For Boutros, studying Arabic was a way to connect with her own identity. As an Honors student in a comparative literature course, she translated the poem “The story of Lebanon” by George Khabbaz from Arabic to English.

“I remember the first time I was trying to translate it, I was listening to it on YouTube with my friend and I was just pausing and trying to translate to her. And at the same time I was like, ‘This is a horrible translation. You are not getting the power of this.’”

“In that poem, there’s so much symbolism in there that I didn’t even understand. So I had to ask my dad and then my dad would tell me more about the history of Lebanon, the culture of Lebanon, things that I didn’t even know until I had to ask,” Boutros said. 
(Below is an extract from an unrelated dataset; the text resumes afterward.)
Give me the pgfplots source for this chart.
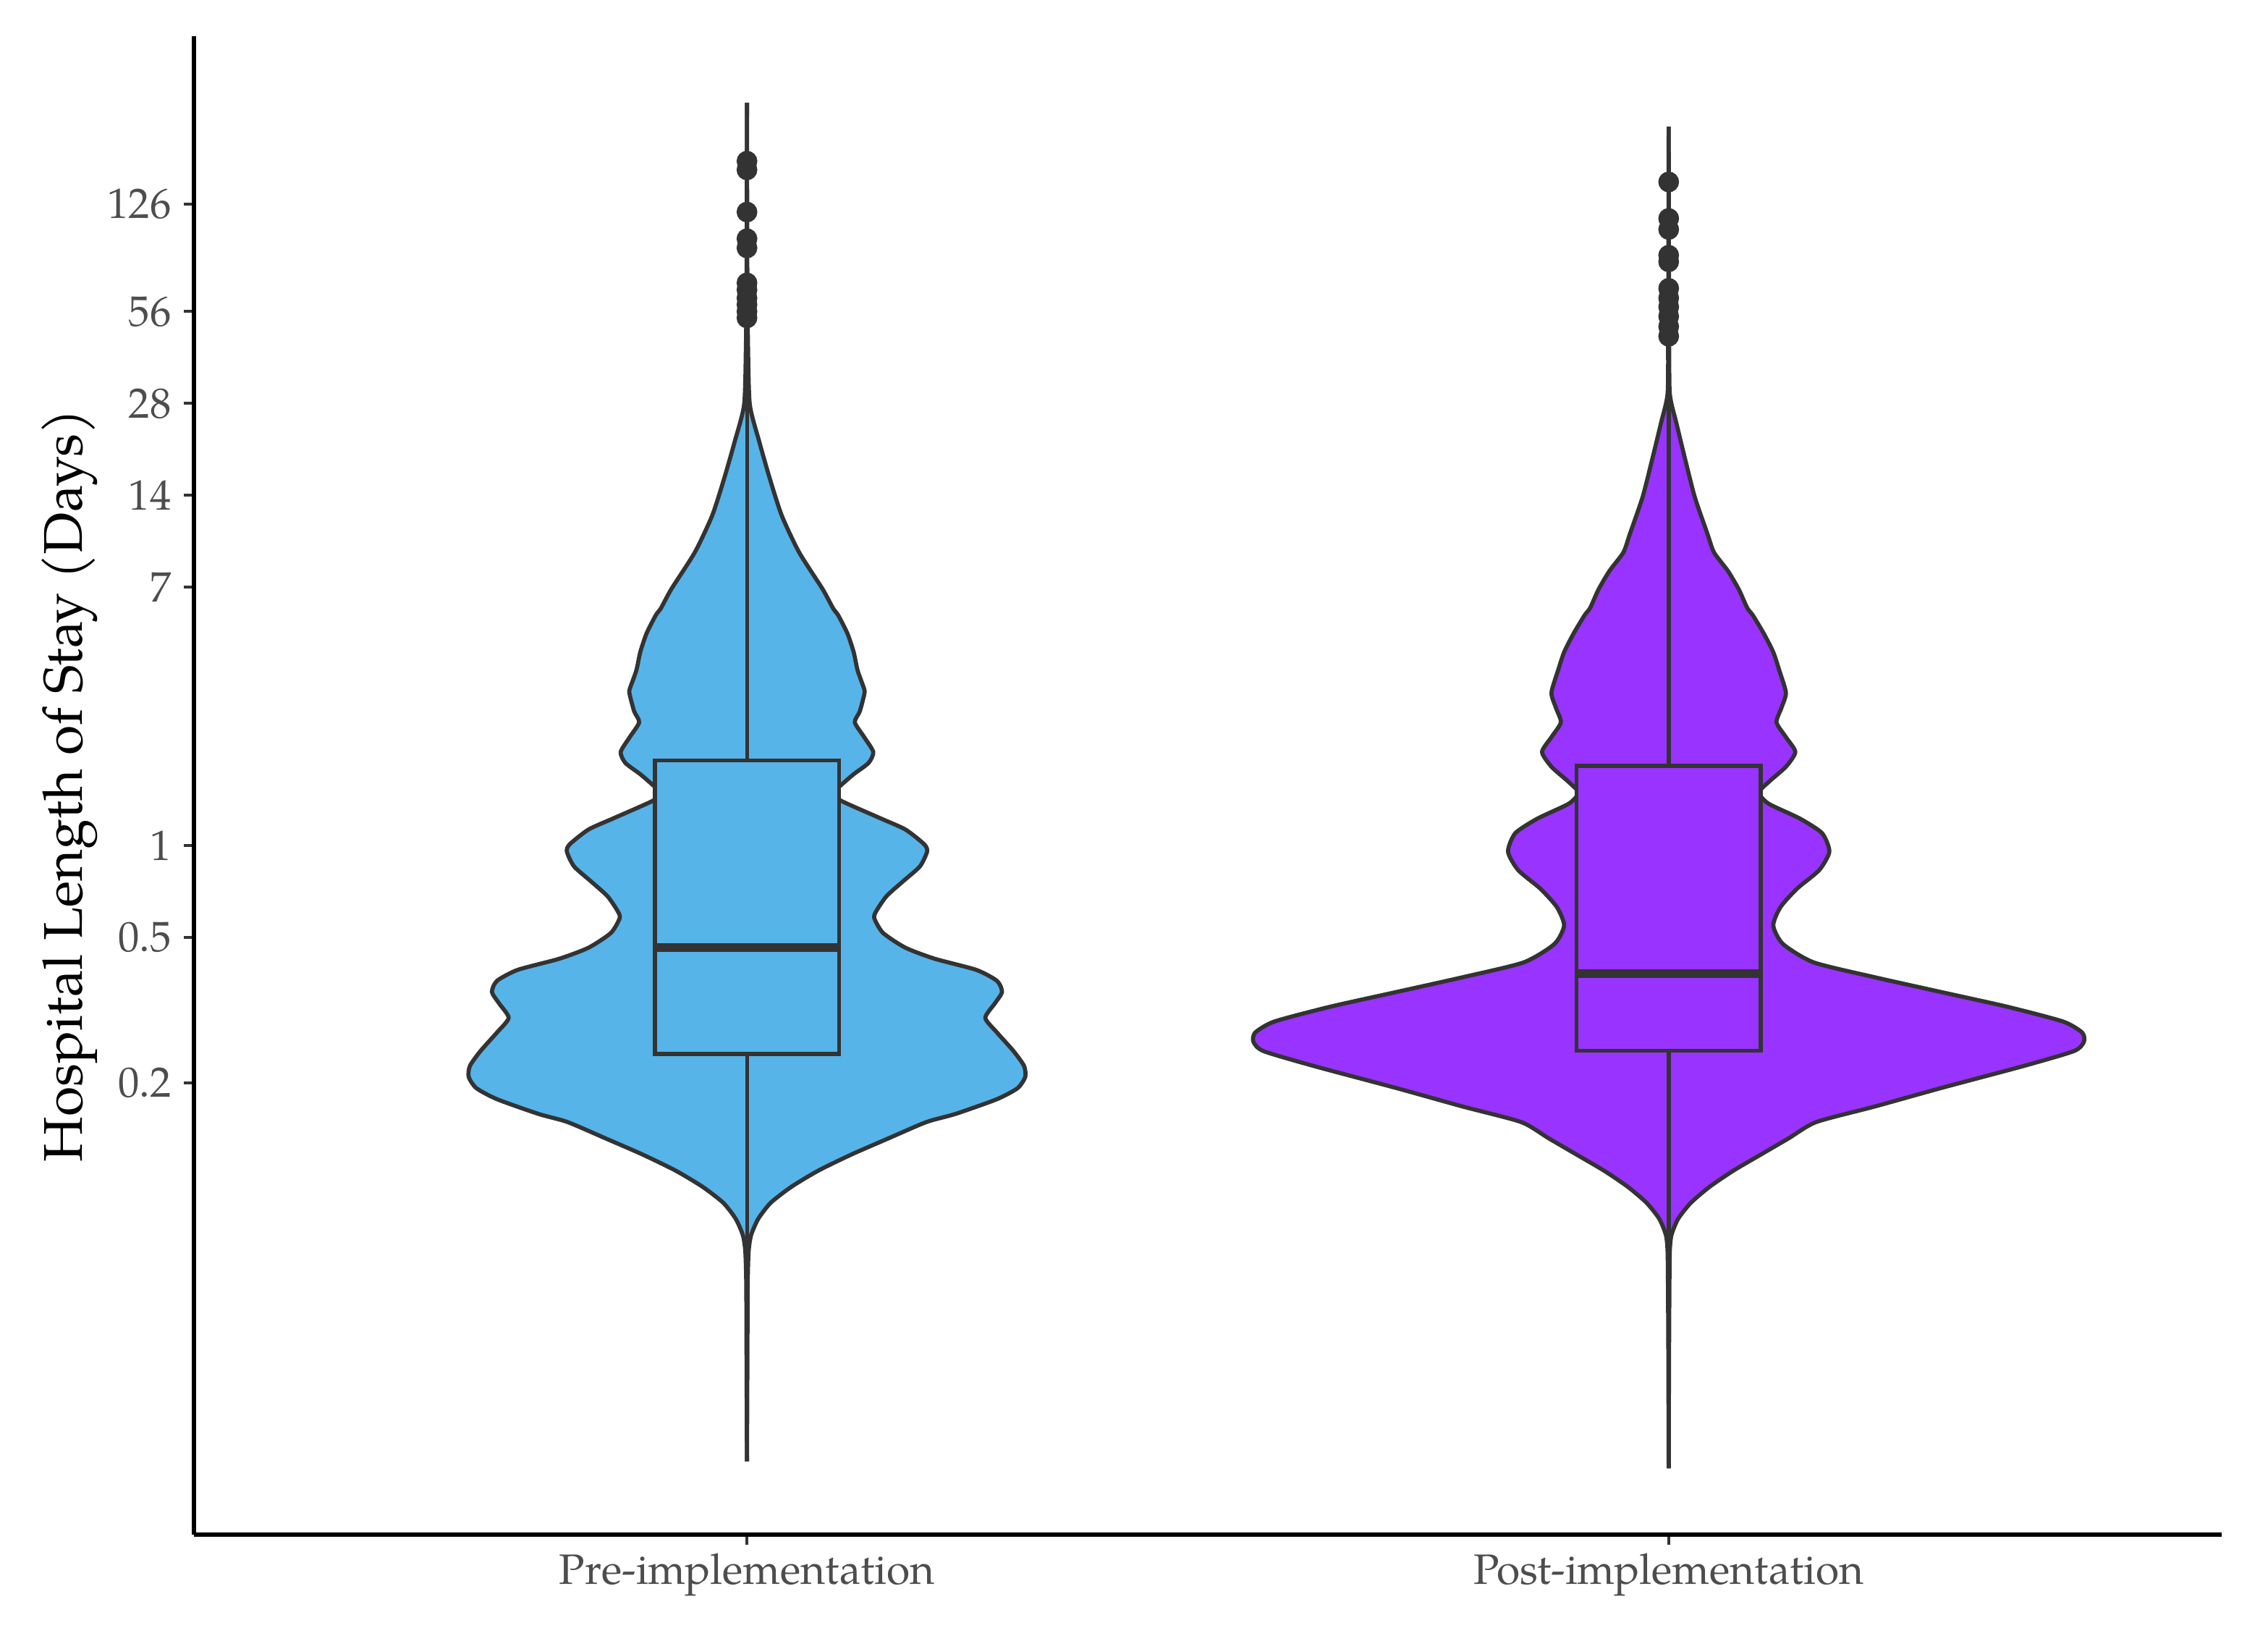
\documentclass[border=0pt]{standalone}
\usepackage{pgfplots}
\usepackage{pgfplotstable}
\usepackage{fontspec}
\setmainfont{TeX Gyre Pagella}
\pgfplotsset{compat=1.18}
\usepgfplotslibrary{fillbetween}
\definecolor{preblue}{HTML}{56B4E9}
\definecolor{postpurple}{HTML}{9933FF}
\definecolor{dk}{HTML}{333333}
\definecolor{lab}{HTML}{4D4D4D}

% violin outlines: y = length of stay (days), w = half width (x units)
\pgfplotstableread{
y w
0.00962 0
0.0221 0.0005
0.0368 0.0008
0.0469 0.0018
0.0530 0.0045
0.0599 0.0122
0.0676 0.0257
0.0763 0.0482
0.0862 0.0775
0.0974 0.1136
0.1100 0.1538
0.1243 0.1947
0.1321 0.2261
0.1477 0.2713
0.1605 0.2936
0.1746 0.3019
0.1898 0.3006
0.2122 0.2892
0.2440 0.2713
0.2726 0.2586
0.3048 0.2692
0.3313 0.2767
0.3602 0.2713
0.3915 0.2488
0.4257 0.2037
0.4627 0.1719
0.5173 0.1476
0.5783 0.1381
0.6113 0.1405
0.6830 0.1515
0.7641 0.1695
0.8538 0.1876
0.9546 0.1954
1.009 0.1923
1.128 0.1719
1.226 0.1452
1.390 0.1044
1.474 0.0920
1.576 0.1020
1.712 0.1158
1.863 0.1319
2.024 0.1370
2.263 0.1272
2.530 0.1170
2.749 0.1224
3.117 0.1272
3.252 0.1272
3.737 0.1201
4.293 0.1158
4.935 0.1091
5.672 0.0990
5.980 0.0934
6.916 0.0820
9.126 0.0565
12.04 0.0377
15.89 0.0248
21.02 0.0133
27.76 0.0031
42.2 0.0012
73.5 0.0004
270.6 0
}\pretab

\pgfplotstableread{
y w
0.00914 0
0.0221 0.0004
0.0368 0.0008
0.0469 0.0012
0.0530 0.0030
0.0599 0.0102
0.0676 0.0240
0.0763 0.0444
0.0862 0.0703
0.0974 0.1003
0.1100 0.1303
0.1243 0.1601
0.1397 0.2234
0.1605 0.2951
0.1898 0.3854
0.2122 0.4396
0.2275 0.4505
0.2440 0.4486
0.2652 0.4278
0.2965 0.3673
0.3313 0.2954
0.3704 0.2234
0.4141 0.1574
0.4757 0.1240
0.5468 0.1135
0.6285 0.1213
0.7225 0.1393
0.8305 0.1633
0.9546 0.1743
1.0973 0.1664
1.226 0.1421
1.371 0.1083
1.491 0.0980
1.620 0.1091
1.811 0.1272
2.024 0.1374
2.263 0.1272
2.530 0.1170
2.826 0.1224
3.162 0.1272
3.737 0.1201
4.293 0.1135
4.935 0.1033
5.672 0.0913
5.996 0.0852
6.892 0.0761
7.923 0.0643
9.107 0.0492
10.47 0.0421
13.83 0.0283
18.27 0.0181
24.13 0.0084
30.15 0.0012
45.3 0.0006
73.5 0.0003
225.9 0
}\posttab

\begin{document}
\begin{tikzpicture}
\begin{axis}[
  set layers,
  width=420.3pt, height=310.5pt, scale only axis,
  xmin=0.4, xmax=2.6,
  ymode=log, ymin=0.00554, ymax=446.6,
  axis lines=left,
  axis line style={-, line width=1pt, black},
  xtick={1,2},
  xticklabels={Pre-implementation,Post-implementation},
  ytick={0.166667,0.5,1,7,14,28,56,126},
  yticklabels={0.2,0.5,1,7,14,28,56,126},
  yminorticks=false, xminorticks=false,
  tick align=outside,
  major tick length=2.1pt,
  tick style={dk, line width=0.6pt},
  ticklabel style={font=\fontsize{8.8}{10}\selectfont, text=lab},
  xticklabel style={yshift=1.8pt},
  yticklabel style={xshift=0.9pt},
  /pgf/number format/assume math mode=true,
  ylabel={Hospital Length of Stay (Days)},
  ylabel style={font=\fontsize{11.3}{13}\selectfont, text=black,
    at={(axis description cs:-0.0615,0.5)}, anchor=center},
]
% Pre-implementation violin
\addplot[name path=preR, draw=dk, line width=0.85pt, smooth, tension=0.4]
  table[x expr=1+\thisrow{w}, y=y] {\pretab};
\addplot[name path=preL, draw=dk, line width=0.85pt, smooth, tension=0.4]
  table[x expr=1-\thisrow{w}, y=y] {\pretab};
\addplot[preblue] fill between[of=preR and preL];
% Post-implementation violin
\addplot[name path=postR, draw=dk, line width=0.85pt, smooth, tension=0.4]
  table[x expr=2+\thisrow{w}, y=y] {\posttab};
\addplot[name path=postL, draw=dk, line width=0.85pt, smooth, tension=0.4]
  table[x expr=2-\thisrow{w}, y=y] {\posttab};
\addplot[postpurple] fill between[of=postR and postL];

% whiskers
\addplot[dk, line width=0.8pt] coordinates {(1,0.00962) (1,0.2075)};
\addplot[dk, line width=0.8pt] coordinates {(1,1.90) (1,52.5)};
\addplot[dk, line width=0.8pt] coordinates {(2,0.00914) (2,0.213)};
\addplot[dk, line width=0.8pt] coordinates {(2,1.82) (2,45.0)};
% boxes
\addplot[draw=dk, line width=0.85pt, fill=preblue] coordinates {(0.9,0.2075) (1.1,0.2075) (1.1,1.90) (0.9,1.90)} -- cycle;
\addplot[draw=dk, line width=0.85pt, fill=postpurple] coordinates {(1.9,0.213) (2.1,0.213) (2.1,1.82) (1.9,1.82)} -- cycle;
% medians
\addplot[dk, line width=1.75pt] coordinates {(0.9,0.463) (1.1,0.463)};
\addplot[dk, line width=1.75pt] coordinates {(1.9,0.381) (2.1,0.381)};
% outliers
\addplot[only marks, mark=*, mark size=1.95pt, dk, mark options={fill=dk, draw=dk}]
  coordinates {(1,53.4) (1,56) (1,59) (1,62) (1,66) (1,69.5) (1,90.5) (1,97) (1,118.6) (1,163) (1,174)};
\addplot[only marks, mark=*, mark size=1.95pt, dk, mark options={fill=dk, draw=dk}]
  coordinates {(2,46.5) (2,50) (2,54) (2,58) (2,62) (2,66.7) (2,81.5) (2,85.6) (2,104) (2,113) (2,148.8)};
\end{axis}
\path[use as bounding box] ([shift={(-40.2pt,-19.2pt)}]current axis.south west) rectangle ([shift={(429.9pt,318pt)}]current axis.south west);
\end{tikzpicture}
\end{document}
Over her time at UCSB, Boutros’s Arabic and Middle East Studies have deepened her understanding of her own identity as a part of the Lebanese global diaspora. 

“Everyone has this hope of return, but not many do go back because it’s just difficult. I mean right now we have the refugee crisis, the trash crisis, the corruption that’s happening. It’s not stable. I love going there to visit my family and to just be there for vacation, but to actually live there, I don’t think I can fit in anymore.” 

“Back in high school, I would always tell people I’m 100% Lebanese, because both my parents are from there, and I’d be so proud of it. And I’d go to Lebanon and they would call me the American one. So in Lebanon I’m American, but in America I’m Lebanese. I kind of had this identity crisis, like who am I? Now I tell people I’m Lebanese American. I cannot say I’m one or the other, because I have the Lebanese culture in me, it’s who I am. But I have lived in California for almost 17 years, so that’s also who I am.”